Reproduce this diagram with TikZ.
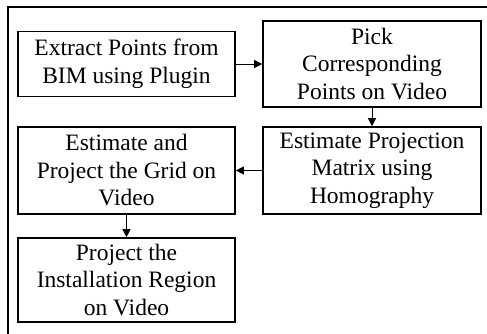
\documentclass[tikz,border=0pt]{standalone}
\usepackage{fontspec}
\setmainfont{Liberation Serif}
\usetikzlibrary{arrows.meta}
\begin{document}
\begin{tikzpicture}[x=1pt,y=-1pt,
  stepbox/.style={draw=black, line width=1.6pt, rectangle, align=center, inner sep=0pt,
    font=\fontsize{23.5}{27.5}\selectfont},
  conn/.style={line width=0.9pt, -{Triangle[length=8pt,width=8pt]}}]
\useasboundingbox (0,0) rectangle (487,333);
\draw[line width=1.4pt] (8,338) -- (8,7) -- (487,7);
\node[stepbox, minimum width=217pt, minimum height=65pt] (b1) at (126.5,64) {Extract Points from\\BIM using Plugin};
\node[stepbox, minimum width=218pt, minimum height=86pt] (b2) at (372,64) {Pick\\Corresponding\\Points on Video};
\node[stepbox, minimum width=218pt, minimum height=87pt] (b3) at (372,170.5) {Estimate Projection\\Matrix using\\Homography};
\node[stepbox, minimum width=217pt, minimum height=87pt] (b4) at (126.5,170.5) {Estimate and\\Project the Grid on\\Video};
\node[stepbox, minimum width=217pt, minimum height=84pt] (b5) at (126.5,280) {Project the\\Installation Region\\on Video};
\draw[conn] (b1) -- (b2);
\draw[conn] (b2) -- (b3);
\draw[conn] (b3) -- (b4);
\draw[conn] (b4) -- (b5);
\end{tikzpicture}
\end{document}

......

_Given request_: Quote everything in the listing above exactly; pictures are the only thing to omit.

_Output of the exercise_:
Reproduce this diagram with TikZ.
\documentclass[tikz,border=0pt]{standalone}
\usepackage{fontspec}
\setmainfont{Liberation Serif}
\usetikzlibrary{arrows.meta}
\begin{document}
\begin{tikzpicture}[x=1pt,y=-1pt,
  stepbox/.style={draw=black, line width=1.6pt, rectangle, align=center, inner sep=0pt,
    font=\fontsize{23.5}{27.5}\selectfont},
  conn/.style={line width=0.9pt, -{Triangle[length=8pt,width=8pt]}}]
\useasboundingbox (0,0) rectangle (487,333);
\draw[line width=1.4pt] (8,338) -- (8,7) -- (487,7);
\node[stepbox, minimum width=217pt, minimum height=65pt] (b1) at (126.5,64) {Extract Points from\\BIM using Plugin};
\node[stepbox, minimum width=218pt, minimum height=86pt] (b2) at (372,64) {Pick\\Corresponding\\Points on Video};
\node[stepbox, minimum width=218pt, minimum height=87pt] (b3) at (372,170.5) {Estimate Projection\\Matrix using\\Homography};
\node[stepbox, minimum width=217pt, minimum height=87pt] (b4) at (126.5,170.5) {Estimate and\\Project the Grid on\\Video};
\node[stepbox, minimum width=217pt, minimum height=84pt] (b5) at (126.5,280) {Project the\\Installation Region\\on Video};
\draw[conn] (b1) -- (b2);
\draw[conn] (b2) -- (b3);
\draw[conn] (b3) -- (b4);
\draw[conn] (b4) -- (b5);
\end{tikzpicture}
\end{document}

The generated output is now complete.